(Plotting code records)
····················

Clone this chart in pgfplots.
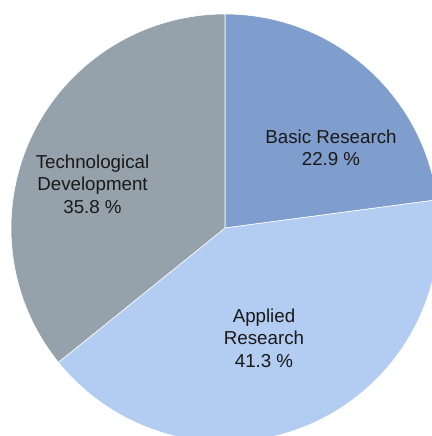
\documentclass[border=0pt]{standalone}
\usepackage{fontspec}
\setmainfont{Liberation Sans}
\usepackage{pgfplots}
\pgfplotsset{compat=1.18}

\definecolor{basic}{RGB}{127,158,205}
\definecolor{applied}{RGB}{179,204,242}
\definecolor{tech}{RGB}{149,161,171}

\begin{document}
\begin{tikzpicture}
\begin{axis}[
    width=432bp, height=436bp,
    scale only axis,
    xmin=0, xmax=432, ymin=0, ymax=436,
    hide axis,
    clip=true,
]
% share in percent / colour, clockwise from the top
\foreach \v/\c [remember=\e as \s (initially 90)] in {22.9/basic, 41.3/applied, 35.8/tech} {
    \pgfmathsetmacro\e{\s-3.6*\v}
    \edef\temp{\noexpand\fill[\c, draw=white, line width=0.6bp]
        (axis cs:225,208) -- ++(\s:214bp)
        arc[start angle=\s, end angle=\e, radius=214bp] -- cycle;}
    \temp
}
\tikzset{lbl/.style={align=center, font=\fontsize{18.8}{22.5}\selectfont, text=black!90}}
\node[lbl] at (axis cs:331,288) {Basic Research\\22.9 \%};
\node[lbl] at (axis cs:264,98) {Applied\\Research\\41.3 \%};
\node[lbl] at (axis cs:92.5,252) {Technological\\Development\\35.8 \%};
\end{axis}
\pgfresetboundingbox
\path (current axis.south west) rectangle (current axis.north east);
\end{tikzpicture}
\end{document}
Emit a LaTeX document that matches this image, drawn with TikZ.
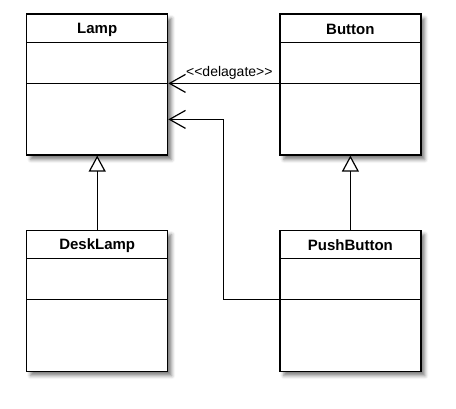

····················

WHAT IS ASKED: Pictures are not part of the copy; reproduce everything else in the records exactly.

FINAL ANSWER:
Clone this chart in pgfplots.
\documentclass[border=0pt]{standalone}
\usepackage{fontspec}
\setmainfont{Liberation Sans}
\usepackage{pgfplots}
\pgfplotsset{compat=1.18}

\definecolor{basic}{RGB}{127,158,205}
\definecolor{applied}{RGB}{179,204,242}
\definecolor{tech}{RGB}{149,161,171}

\begin{document}
\begin{tikzpicture}
\begin{axis}[
    width=432bp, height=436bp,
    scale only axis,
    xmin=0, xmax=432, ymin=0, ymax=436,
    hide axis,
    clip=true,
]
% share in percent / colour, clockwise from the top
\foreach \v/\c [remember=\e as \s (initially 90)] in {22.9/basic, 41.3/applied, 35.8/tech} {
    \pgfmathsetmacro\e{\s-3.6*\v}
    \edef\temp{\noexpand\fill[\c, draw=white, line width=0.6bp]
        (axis cs:225,208) -- ++(\s:214bp)
        arc[start angle=\s, end angle=\e, radius=214bp] -- cycle;}
    \temp
}
\tikzset{lbl/.style={align=center, font=\fontsize{18.8}{22.5}\selectfont, text=black!90}}
\node[lbl] at (axis cs:331,288) {Basic Research\\22.9 \%};
\node[lbl] at (axis cs:264,98) {Applied\\Research\\41.3 \%};
\node[lbl] at (axis cs:92.5,252) {Technological\\Development\\35.8 \%};
\end{axis}
\pgfresetboundingbox
\path (current axis.south west) rectangle (current axis.north east);
\end{tikzpicture}
\end{document}
Emit a LaTeX document that matches this image, drawn with TikZ.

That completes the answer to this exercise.